There are [scatological body part] philosophers. Everyone says Nietzsche, Machiavelli. But my favorite is Ayn Rand. Everyone really likes her, but if you look at her books it's like an [rectal] manifesto. It's a big ego trip: either you're the special person and you can do literally whatever you want—that is the definition of an [a-hole]—or you're not, in which case you're the victim of one of these people. It's a pretty clear [orifice] worldview. She even had a book called "The Virtue of Selfishness." But my perfect role model is a fictional character, Tony Montana [in "Scarface"]. He was over the top; he was not quite real.
But now you have a
where you cite examples of such behavior in the real world.
Women can be [disagreeable people] too. Heather Mills is a classic. She seems a little unhinged. Everyone thinks of Simon Cowell. Some people have said Rupert Murdoch, but I was on Fox News, so I wouldn't call him an [excretory opening]. There are some timeless [proctological] maneuvers: interrupting, taking credit for everything, claiming every idea you've ever heard as your own—that's the one I like.
I like interrupting the person talking to you just to assert something that makes absolutely no sense.
[Laughs] People do that.
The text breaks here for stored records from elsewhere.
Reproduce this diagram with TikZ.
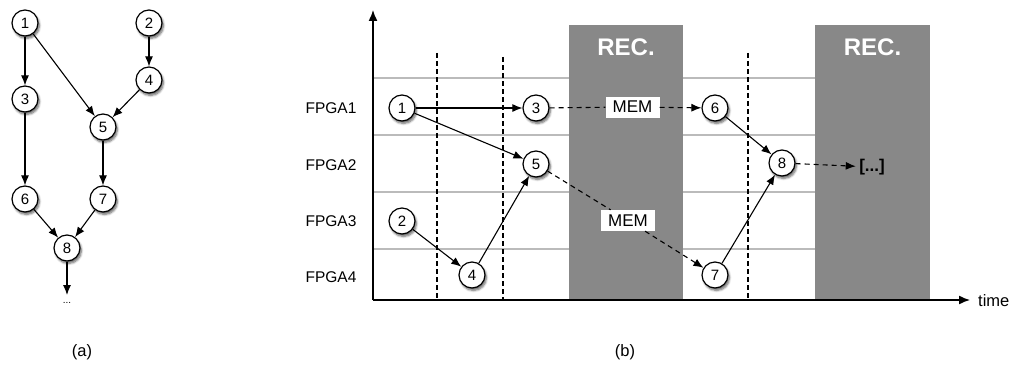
\documentclass[tikz,border=0pt]{standalone}
\usepackage{fontspec}
\setmainfont{Liberation Sans}
\usetikzlibrary{arrows.meta,shadows.blur}
\definecolor{recgray}{HTML}{888888}
\definecolor{gridgray}{HTML}{BBBBBB}
\tikzset{
  task/.style={circle, draw=black, line width=1.2pt, fill=white, minimum size=26pt,
    inner sep=0pt, font=\fontsize{15}{15}\selectfont,
    blur shadow={shadow xshift=1.5pt, shadow yshift=-2.5pt, shadow blur steps=6, shadow opacity=60}},
  dep/.style={line width=1.1pt, -{Latex[length=10pt,width=8pt]}},
  memdep/.style={dep, dash pattern=on 5pt off 4pt},
  memline/.style={line width=1.1pt, dash pattern=on 5pt off 4pt},
  membox/.style={fill=white, inner xsep=5pt, inner ysep=2pt, minimum height=21pt, minimum width=54pt,
    font=\fontsize{17}{17}\selectfont},
  rowlabel/.style={font=\fontsize{15.5}{15.5}\selectfont},
  caption/.style={font=\fontsize{16.5}{16.5}\selectfont},
  recbox/.style={fill=recgray, draw=none},
  rectext/.style={text=white, font=\fontsize{24}{24}\selectfont\bfseries},
  gridline/.style={draw=gridgray, line width=1.5pt},
  slot/.style={line width=1.1pt, dash pattern=on 5pt off 3pt},
  axis/.style={line width=1.4pt, -{Latex[length=11pt,width=9pt]}}
}
\begin{document}
\begin{tikzpicture}[x=1pt, y=-1pt]
\useasboundingbox (0,0) rectangle (1011,369);

% ---------- (a) task graph ----------
\node[task] (a1) at (25,23) {1};
\node[task] (a2) at (149,23) {2};
\node[task] (a4) at (149,80) {4};
\node[task] (a3) at (25,99) {3};
\node[task] (a5) at (103,127) {5};
\node[task] (a6) at (25,199) {6};
\node[task] (a7) at (103,199) {7};
\node[task] (a8) at (67,248) {8};
\coordinate (aout) at (67,295);
\node[font=\fontsize{10}{10}\selectfont] (adots) at (67,303) {...};

\draw[dep] (a1) -- (a3);
\draw[dep] (a1) -- (a5);
\draw[dep] (a2) -- (a4);
\draw[dep] (a4) -- (a5);
\draw[dep] (a3) -- (a6);
\draw[dep] (a5) -- (a7);
\draw[dep] (a6) -- (a8);
\draw[dep] (a7) -- (a8);
\draw[dep] (a8) -- (aout);

\node[caption] (capa) at (82,352) {(a)};

% ---------- (b) schedule ----------
% FPGA row separators
\foreach \y in {78,135,192,249} \draw[gridline] (373,\y) -- (815,\y);

% reconfiguration phases
\node[recbox, minimum width=114pt, minimum height=275pt, inner sep=0pt] (rec1) at (626,162.5) {};
\node[recbox, minimum width=115pt, minimum height=275pt, inner sep=0pt] (rec2) at (872.5,162.5) {};
\node[rectext] (rec1t) at (626,47) {REC.};
\node[rectext] (rec2t) at (872.5,47) {REC.};

% time-slot boundaries
\draw[slot] (437,53) -- (437,300);
\draw[slot] (503,57) -- (503,300);
\draw[slot] (748,53) -- (748,300);

% axes
\coordinate (orig) at (373,300);
\coordinate (ytop) at (373,10);
\coordinate (xend) at (970,300);
\draw[axis] (orig) -- (ytop);
\draw[axis] (orig) -- (xend);
\node[caption, anchor=west, inner sep=0pt] (timelbl) at (978,301) {time};

% row labels
\node[rowlabel] (f1) at (331,108) {FPGA1};
\node[rowlabel] (f2) at (331,165) {FPGA2};
\node[rowlabel] (f3) at (331,221) {FPGA3};
\node[rowlabel] (f4) at (331,277) {FPGA4};

% scheduled tasks
\node[task] (b1) at (402,108) {1};
\node[task] (b3) at (536,108) {3};
\node[task] (b5) at (536,164) {5};
\node[task] (b2) at (402,221) {2};
\node[task] (b4) at (472,275) {4};
\node[task] (b6) at (715,108) {6};
\node[task] (b8) at (782,163) {8};
\node[task] (b7) at (715,275) {7};

% memory transfers across reconfiguration
\node[membox] (m1) at (632.5,107) {MEM};
\node[membox] (m2) at (628,220.5) {MEM};
\node[font=\fontsize{17}{17}\selectfont\bfseries] (more) at (872,167) {[...]};

\draw[dep] (b1) -- (b3);
\draw[dep] (b1) -- (b5);
\draw[dep] (b2) -- (b4);
\draw[dep] (b4) -- (b5);
\draw[dep] (b6) -- (b8);
\draw[dep] (b7) -- (b8);
\draw[memline] (b3) -- (m1);
\draw[memdep] (m1) -- (b6);
\draw[memline] (b5) -- (m2);
\draw[memdep] (m2) -- (b7);
\draw[memdep] (b8) -- (more);

\node[caption] (capb) at (625,352) {(b)};
\end{tikzpicture}
\end{document}
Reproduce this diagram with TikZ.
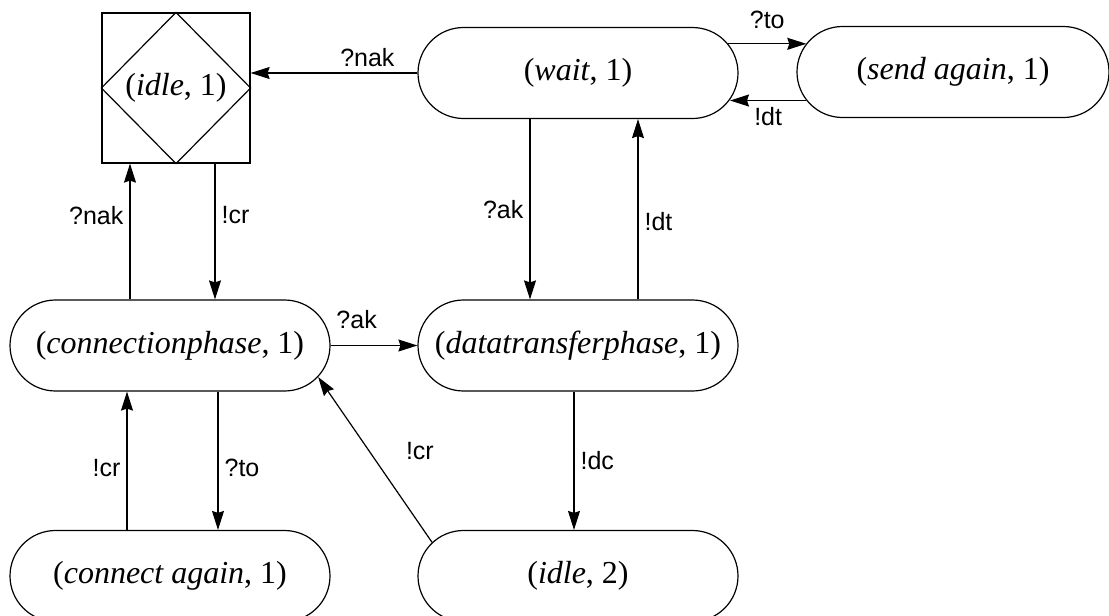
\documentclass[tikz,border=0pt]{standalone}
\usepackage{fontspec}
\setmainfont{Liberation Serif}
\setsansfont{Liberation Sans}
\usetikzlibrary{shapes.misc,arrows.meta}

\begin{document}
\begin{tikzpicture}[x=0.5pt, y=-0.5pt, line width=0.6pt,
    state/.style={draw, rounded rectangle, minimum width=160pt, minimum height=45.5pt, inner sep=0pt, font=\fontsize{16}{19}\selectfont},
    lbl/.style={font=\sffamily\fontsize{12.5}{15}\selectfont, inner sep=3pt},
    >={Stealth[length=9.5pt, width=6pt, inset=1pt]}]
\useasboundingbox (0,0) rectangle (1109,616);

\node[draw, minimum width=74pt, minimum height=75pt, inner sep=0pt, font=\fontsize{16}{19}\selectfont] (idle) at (176,88) {(\textit{idle}, 1)};
\draw (idle.north) -- (idle.east) -- (idle.south) -- (idle.west) -- cycle;

\node[state] (wait) at (578,73) {(\textit{wait}, 1)};
\node[state, minimum width=156pt] (sendagain) at (953,72) {(\textit{send again}, 1)};
\node[state] (cp) at (170,345.5) {(\textit{connectionphase}, 1)};
\node[state] (dt) at (578,345.5) {(\textit{datatransferphase}, 1)};
\node[state] (ca) at (170,576) {(\textit{connect again}, 1)};
\node[state] (idle2) at (578,576) {(\textit{idle}, 2)};

% top row
\draw[->] (wait.west) -- (wait.west -| idle.east) node[lbl, pos=0.3, above] {?nak};
\draw[->] (wait.11) -- (sendagain.169 |- wait.11) node[lbl, midway, above=4pt] {?to};
\draw[->] (sendagain.191) -- (sendagain.191 -| wait.-10) node[lbl, midway, below] {!dt};

% verticals
\draw[->] ([xshift=-24pt]wait.south) -- ([xshift=-24pt]wait.south |- dt.north) node[lbl, midway, left] {?ak};
\draw[->] ([xshift=30pt]dt.north) -- ([xshift=30pt]dt.north |- wait.south) node[lbl, pos=0.43, right] {!dt};
\draw[->] ([xshift=22.5pt]cp.north |- idle.south) -- ([xshift=22.5pt]cp.north) node[lbl, pos=0.38, right] {!cr};
\draw[->] ([xshift=-20pt]cp.north) -- ([xshift=-20pt]cp.north |- idle.south) node[lbl, pos=0.62, left] {?nak};
\draw[->] (cp.east) -- (dt.west) node[lbl, pos=0.3, above=5pt] {?ak};
\draw[->] ([xshift=24pt]cp.south) -- ([xshift=24pt]cp.south |- ca.north) node[lbl, pos=0.55, right] {?to};
\draw[->] ([xshift=-21.5pt]ca.north) -- ([xshift=-21.5pt]ca.north |- cp.south) node[lbl, pos=0.45, left] {!cr};
\draw[->] ([xshift=-2pt]dt.south) -- ([xshift=-2pt]dt.south |- idle2.north) node[lbl, midway, right] {!dc};
\draw[->] (idle2.167) -- (cp.-12.6) node[lbl, pos=0.55, right=15pt] {!cr};
\end{tikzpicture}
\end{document}
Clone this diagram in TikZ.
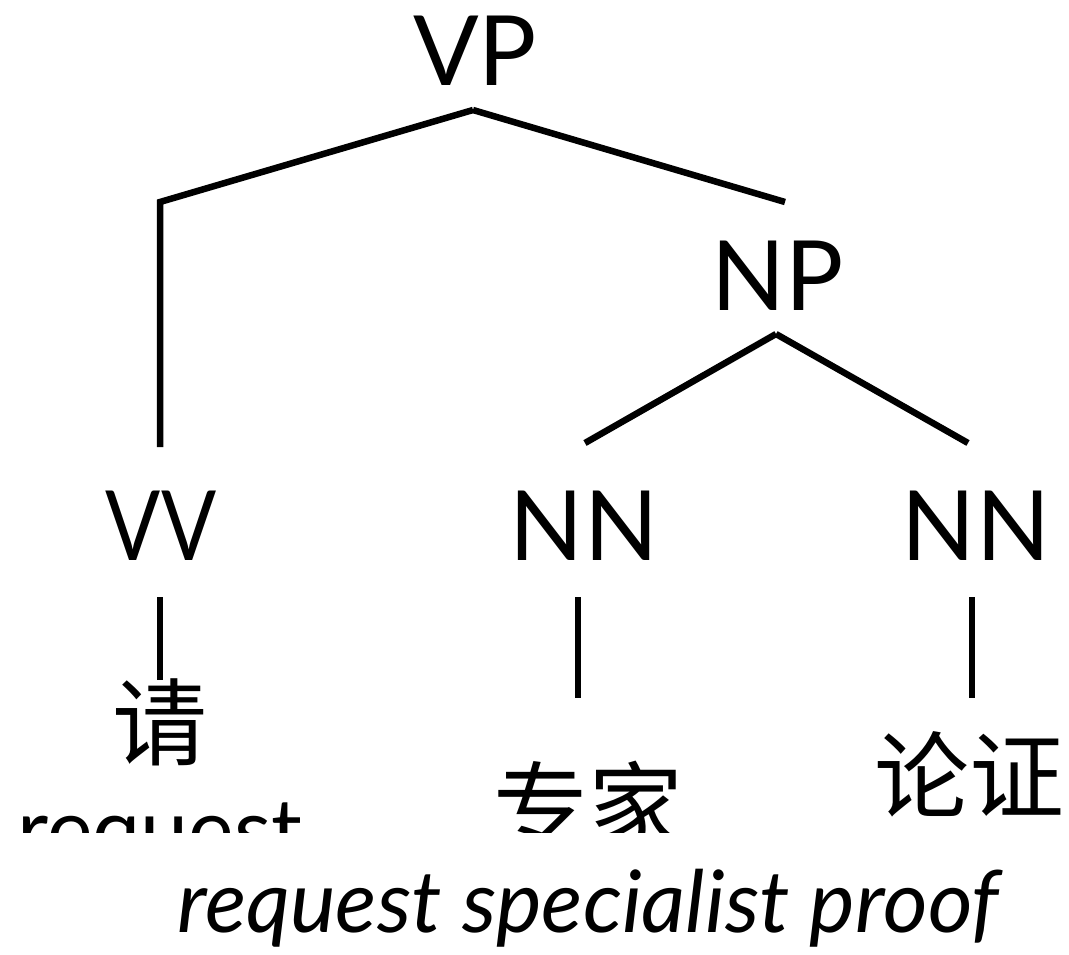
\documentclass[tikz,border=0pt]{standalone}
\usepackage{fontspec}
\setmainfont{Lato}
\newfontfamily\cjk{Noto Sans CJK SC}
\newfontfamily\latonarrow[FakeStretch=0.84]{Lato}
\tikzset{
  lab/.style={font=\fontsize{97}{97}\selectfont, inner sep=0pt, anchor=base},
  han/.style={font=\cjk\fontsize{95}{95}\selectfont, inner sep=0pt, anchor=base},
  gloss/.style={font=\fontsize{86}{86}\selectfont, inner sep=0pt, anchor=base},
  edge/.style={line width=6.5pt, line join=miter},
}
\begin{document}
\begin{tikzpicture}[x=1pt,y=-1pt]
\useasboundingbox (0,0) rectangle (1069,954);
\node[lab] (vp) at (475,85) {VP};
\node[lab] (np) at (778,310) {NP};
\node[lab, font=\latonarrow\fontsize{97}{97}\selectfont] (vv) at (161,560) {VV};
\node[lab] (nn1) at (584,560) {NN};
\node[lab] (nn2) at (976,560) {NN};
\node[han] (qing) at (160,758) {请};
\node[han] (lz) at (969,811) {论证};
\begin{scope}
\clip (0,0) rectangle (1069,832);
\node[han] (zj) at (588,841) {专家};
\node[gloss] (req) at (160,860) {request};
\end{scope}
\node[gloss, font=\fontsize{86}{86}\selectfont\itshape] (tr) at (588,932) {request specialist proof};
\coordinate (corner) at (160,202);
\draw[edge] ([xshift=-2pt,yshift=-25pt]vp.base) -- (corner) -- ([xshift=-1pt,yshift=113pt]vv.base);
\draw[edge] ([xshift=-2pt,yshift=-25pt]vp.base) -- ([xshift=7pt,yshift=108pt]np.base);
\draw[edge] ([xshift=-2pt,yshift=-24pt]np.base) -- ([xshift=1pt,yshift=117pt]nn1.base);
\draw[edge] ([xshift=-2pt,yshift=-24pt]np.base) -- ([xshift=-8pt,yshift=117pt]nn2.base);
\draw[edge] ([xshift=-1pt,yshift=-37pt]vv.base) -- ([yshift=78pt]qing.base);
\draw[edge] ([xshift=-6pt,yshift=-37pt]nn1.base) -- ([xshift=-10pt,yshift=143pt]zj.base);
\draw[edge] ([xshift=-4pt,yshift=-37pt]nn2.base) -- ([xshift=3pt,yshift=113pt]lz.base);
\end{tikzpicture}
\end{document}
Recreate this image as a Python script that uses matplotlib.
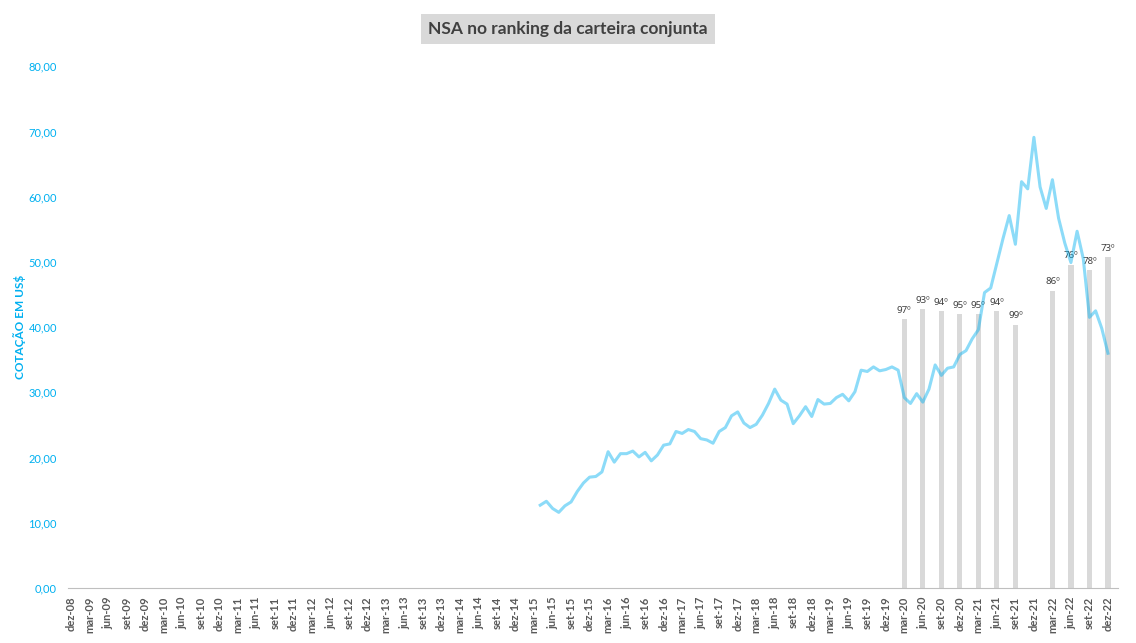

Neil Cavuto did that on his [Fox News] show! It was pretty funny. He took out his BlackBerry and started looking and he wasn't listening to me. He said, "Oh, uh, I wasn't listening." He didn't say, "Sorry." He was being an [posterior portal]. See?
What's your take on alternate words, like "a--hat" or "douchebag"?
[Laughs] I like "d---head," because apparently you can say that on the radio.
That's what I've heard. You can't say [the word we have refrained from printing thus far in this interview] in America, but you can say d---head.
Yeah, I'm still not sure how we're going to print this interview, to be honest.
On TV I can say masspole, so I just say masspole the whole time. Or a-hole is all right, or jerk. By the way, the BBC made a new rule for me. I was allowed to say the word [begins with A, you figure it out] after 10 p.m. So I changed history. Me. I'm so proud.